### GIVEN REQUEST:
Retype the opening lines of the listing below, ending with the line that contains "(0,0) rectangle (1568,1123.35);", and leave out any pictures.

### DATA PROVIDED:
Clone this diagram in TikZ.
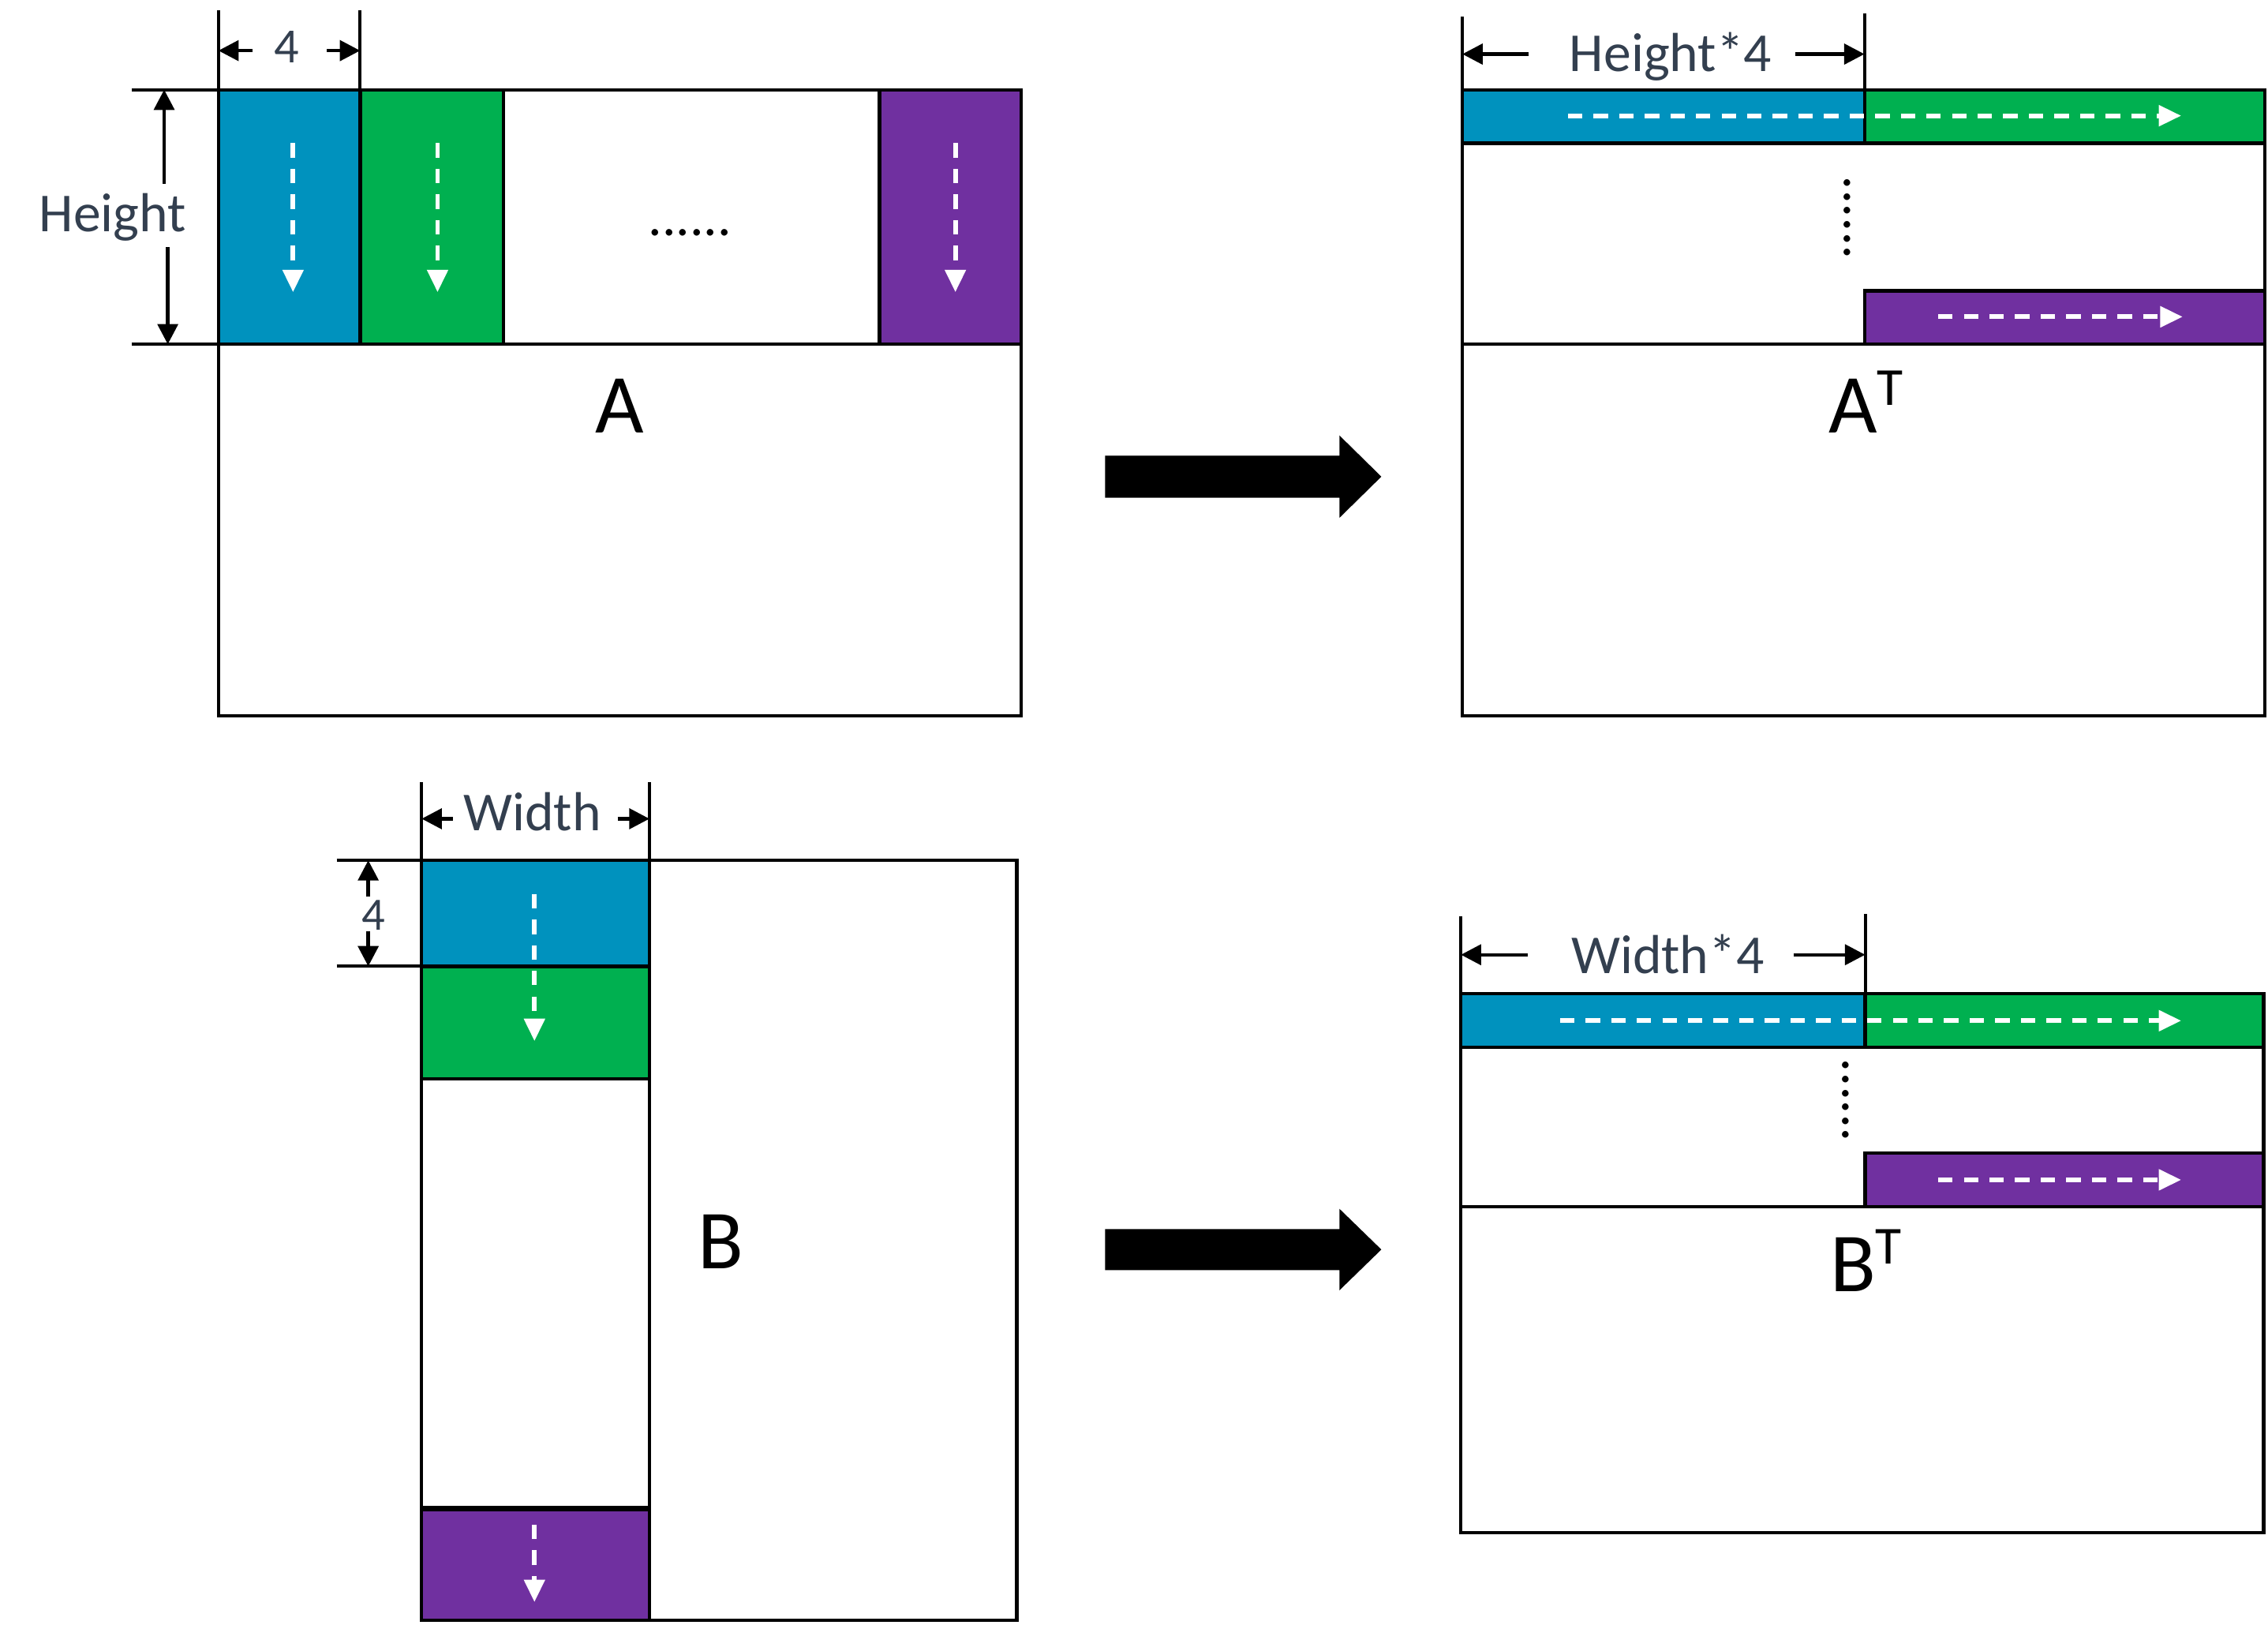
\documentclass[tikz,border=0pt]{standalone}
\usepackage{fontspec}
\setmainfont{Carlito}
\usetikzlibrary{arrows.meta}
\definecolor{cblue}{HTML}{0092BE}
\definecolor{cgreen}{HTML}{00B050}
\definecolor{cpurple}{HTML}{7030A0}
\definecolor{labc}{HTML}{333F4F}
\tikzset{
  mat/.style={draw=black, line width=2.3pt},
  dimline/.style={draw=black, line width=2.2pt},
  dimarrow/.style={draw=black, line width=2.4pt, -{Triangle[length=14pt,width=14pt]}},
  flow/.style={draw=white, line width=3.2pt, dash pattern=on 10pt off 7.7pt, -{Triangle[length=15.5pt,width=14pt]}},
  lab/.style={text=labc, font=\fontsize{38}{40}\selectfont, inner sep=0pt, anchor=base},
  biglab/.style={text=black, font=\fontsize{58}{60}\selectfont, inner sep=0pt, anchor=base},
  dotrow/.style={text=black, font=\fontsize{38}{40}\selectfont, inner sep=0pt, anchor=base},
  bigarrow/.style={fill=black},
}
\begin{document}
\begin{tikzpicture}[x=1pt,y=-1pt]
\useasboundingbox (0,0) rectangle (1568,1123.35);

% ---------------- Matrix A ----------------
\fill[cblue] (151,62) rectangle (249,238);
\fill[cgreen] (249,62) rectangle (348,238);
\fill[cpurple] (608,62) rectangle (706,238);
\draw[mat] (151,62) rectangle (706,495);
\draw[mat] (151,238) -- (706,238);
\draw[mat] (249,62) -- (249,238);
\draw[mat] (348,62) -- (348,238);
\draw[mat] (608,62) -- (608,238);
% width 4 dimension
\coordinate (a4L) at (151,35);
\coordinate (a4R) at (249,35);
\coordinate (a4Lt) at (174.6,35);
\coordinate (a4Rt) at (226,35);
\draw[dimline] (151,7) -- (151,62);
\draw[dimline] (249,7) -- (249,62);
\draw[dimarrow] (a4Lt) -- (a4L);
\draw[dimarrow] (a4Rt) -- (a4R);
\node[lab, font=\fontsize{34}{36}\selectfont] (a4) at (198,43.6) {4};
% height dimension
\coordinate (ahT) at (113.5,62);
\coordinate (ahTt) at (113.5,127);
\coordinate (ahB) at (116,238);
\coordinate (ahBt) at (116,171);
\draw[dimline] (91,62) -- (151,62);
\draw[dimline] (91,238) -- (151,238);
\draw[dimarrow] (ahTt) -- (ahT);
\draw[dimarrow] (ahBt) -- (ahB);
\node[lab] (aheight) at (78,160) {Height};
% flows
\coordinate (af1s) at (202.6,99);  \coordinate (af1e) at (202.6,202);
\coordinate (af2s) at (302.5,99);  \coordinate (af2e) at (302.5,202);
\coordinate (af3s) at (660.5,99);  \coordinate (af3e) at (660.5,202);
\draw[flow] (af1s) -- (af1e);
\draw[flow] (af2s) -- (af2e);
\draw[flow] (af3s) -- (af3e);
\node[dotrow] (adots) at (477,163) {......};
\node[biglab] (alab) at (428.5,299) {A};

% ---------------- Big arrows ----------------
\fill[bigarrow] (764,315) -- (926,315) -- (926,301) -- (955,329.5) -- (926,358) -- (926,344) -- (764,344) -- cycle;
\fill[bigarrow] (764,849.7) -- (926,849.7) -- (926,835.6) -- (955,863.8) -- (926,892) -- (926,878) -- (764,878) -- cycle;

% ---------------- Matrix A^T ----------------
\fill[cblue] (1011,62) rectangle (1289,99);
\fill[cgreen] (1289,62) rectangle (1566,99);
\fill[cpurple] (1289,201) rectangle (1566,238);
\draw[mat] (1011,62) rectangle (1566,495);
\draw[mat] (1011,99) -- (1566,99);
\draw[mat] (1011,238) -- (1566,238);
\draw[mat] (1289,62) -- (1289,99);
\draw[mat] (1289,238) -- (1289,201) -- (1566,201);
\coordinate (atL) at (1011,37.4);
\coordinate (atR) at (1289,37.4);
\coordinate (atLt) at (1057,37.4);
\coordinate (atRt) at (1241,37.4);
\draw[dimline] (1011,11.6) -- (1011,62);
\draw[dimline] (1289,9.3) -- (1289,62);
\draw[dimarrow] (atLt) -- (atL);
\draw[dimarrow] (atRt) -- (atR);
\node[lab] (atdim) at (1155,49.6) {Height*4};
\coordinate (atf1s) at (1084,80);  \coordinate (atf1e) at (1508,80);
\coordinate (atf2s) at (1340,219); \coordinate (atf2e) at (1509,219);
\draw[flow] (atf1s) -- (atf1e);
\draw[flow] (atf2s) -- (atf2e);
\node[dotrow, rotate=90] (atdots) at (1279,150.5) {......};
\node[biglab] (atlab) at (1290,299) {A\raisebox{19pt}{\fontsize{37}{37}\selectfont T}};

% ---------------- Matrix B ----------------
\fill[cblue] (291.5,594.7) rectangle (449,668);
\fill[cgreen] (291.5,668) rectangle (449,746);
\fill[cpurple] (291.5,1043) rectangle (449,1120);
\draw[mat] (291.5,594.7) rectangle (703,1120);
\draw[mat] (449,594.7) -- (449,1120);
\draw[mat] (291.5,668) -- (449,668);
\draw[mat] (291.5,746) -- (449,746);
\draw[mat, line width=3.6pt] (291.5,1043) -- (449,1043);
% width dimension
\coordinate (bwL) at (291.5,566);
\coordinate (bwR) at (449,566);
\coordinate (bwLt) at (313,566);
\coordinate (bwRt) at (427,566);
\draw[dimline] (291.5,540.6) -- (291.5,594.7);
\draw[dimline] (449,540.6) -- (449,594.7);
\draw[dimarrow] (bwLt) -- (bwL);
\draw[dimarrow] (bwRt) -- (bwR);
\node[lab] (bwidth) at (368,574) {Width};
% 4 dimension
\coordinate (b4T) at (254.6,594.7);
\coordinate (b4Tt) at (254.6,620);
\coordinate (b4B) at (254.6,668);
\coordinate (b4Bt) at (254.6,643.6);
\draw[dimline] (232.7,594.7) -- (291.5,594.7);
\draw[dimline] (232.7,668) -- (291.5,668);
\draw[dimarrow] (b4Tt) -- (b4T);
\draw[dimarrow] (b4Bt) -- (b4B);
\node[lab, font=\fontsize{32}{34}\selectfont] (b4) at (258,643) {4};
% flows
\coordinate (bf1s) at (369.5,618);  \coordinate (bf1e) at (369.5,719.7);
\coordinate (bf2s) at (369.5,1054); \coordinate (bf2e) at (369.5,1107.5);
\draw[flow] (bf1s) -- (bf1e);
\draw[flow] (bf2s) -- (bf2e);
\node[biglab] (blab) at (498.5,877) {B};

% ---------------- Matrix B^T ----------------
\fill[cblue] (1010,687) rectangle (1289.5,724);
\fill[cgreen] (1289.5,687) rectangle (1565,724);
\fill[cpurple] (1289.5,797) rectangle (1565,834);
\draw[mat] (1010,687) rectangle (1565,1059.5);
\draw[mat] (1010,724) -- (1565,724);
\draw[mat] (1010,834) -- (1565,834);
\draw[mat] (1289.5,687) -- (1289.5,724);
\draw[mat] (1289.5,834) -- (1289.5,797) -- (1565,797);
\coordinate (btL) at (1010,660);
\coordinate (btR) at (1289.5,660);
\coordinate (btLt) at (1056,660);
\coordinate (btRt) at (1240,660);
\draw[dimline] (1010,633.5) -- (1010,687);
\draw[dimline] (1289.5,632) -- (1289.5,687);
\draw[dimarrow] (btLt) -- (btL);
\draw[dimarrow] (btRt) -- (btR);
\node[lab] (btdim) at (1153,672.7) {Width*4};
\coordinate (btf1s) at (1078.5,705.6); \coordinate (btf1e) at (1508,705.6);
\coordinate (btf2s) at (1340,815.6);   \coordinate (btf2e) at (1508,815.6);
\draw[flow] (btf1s) -- (btf1e);
\draw[flow] (btf2s) -- (btf2e);
\node[dotrow, rotate=90] (btdots) at (1278,760.5) {......};
\node[biglab] (btlab) at (1290,893) {B\raisebox{19pt}{\fontsize{37}{37}\selectfont T}};
\end{tikzpicture}
\end{document}
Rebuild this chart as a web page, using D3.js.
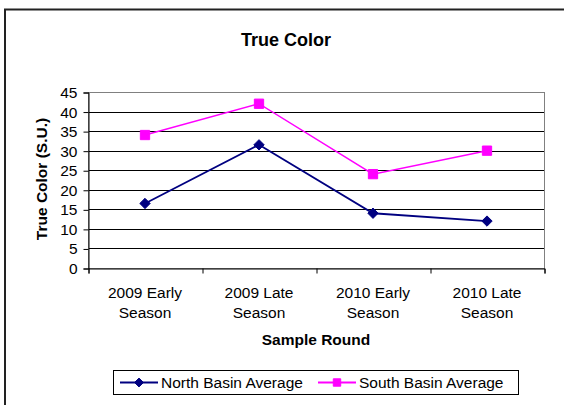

### EXERCISE RESULT:
Clone this diagram in TikZ.
\documentclass[tikz,border=0pt]{standalone}
\usepackage{fontspec}
\setmainfont{Carlito}
\usetikzlibrary{arrows.meta}
\definecolor{cblue}{HTML}{0092BE}
\definecolor{cgreen}{HTML}{00B050}
\definecolor{cpurple}{HTML}{7030A0}
\definecolor{labc}{HTML}{333F4F}
\tikzset{
  mat/.style={draw=black, line width=2.3pt},
  dimline/.style={draw=black, line width=2.2pt},
  dimarrow/.style={draw=black, line width=2.4pt, -{Triangle[length=14pt,width=14pt]}},
  flow/.style={draw=white, line width=3.2pt, dash pattern=on 10pt off 7.7pt, -{Triangle[length=15.5pt,width=14pt]}},
  lab/.style={text=labc, font=\fontsize{38}{40}\selectfont, inner sep=0pt, anchor=base},
  biglab/.style={text=black, font=\fontsize{58}{60}\selectfont, inner sep=0pt, anchor=base},
  dotrow/.style={text=black, font=\fontsize{38}{40}\selectfont, inner sep=0pt, anchor=base},
  bigarrow/.style={fill=black},
}
\begin{document}
\begin{tikzpicture}[x=1pt,y=-1pt]
\useasboundingbox (0,0) rectangle (1568,1123.35);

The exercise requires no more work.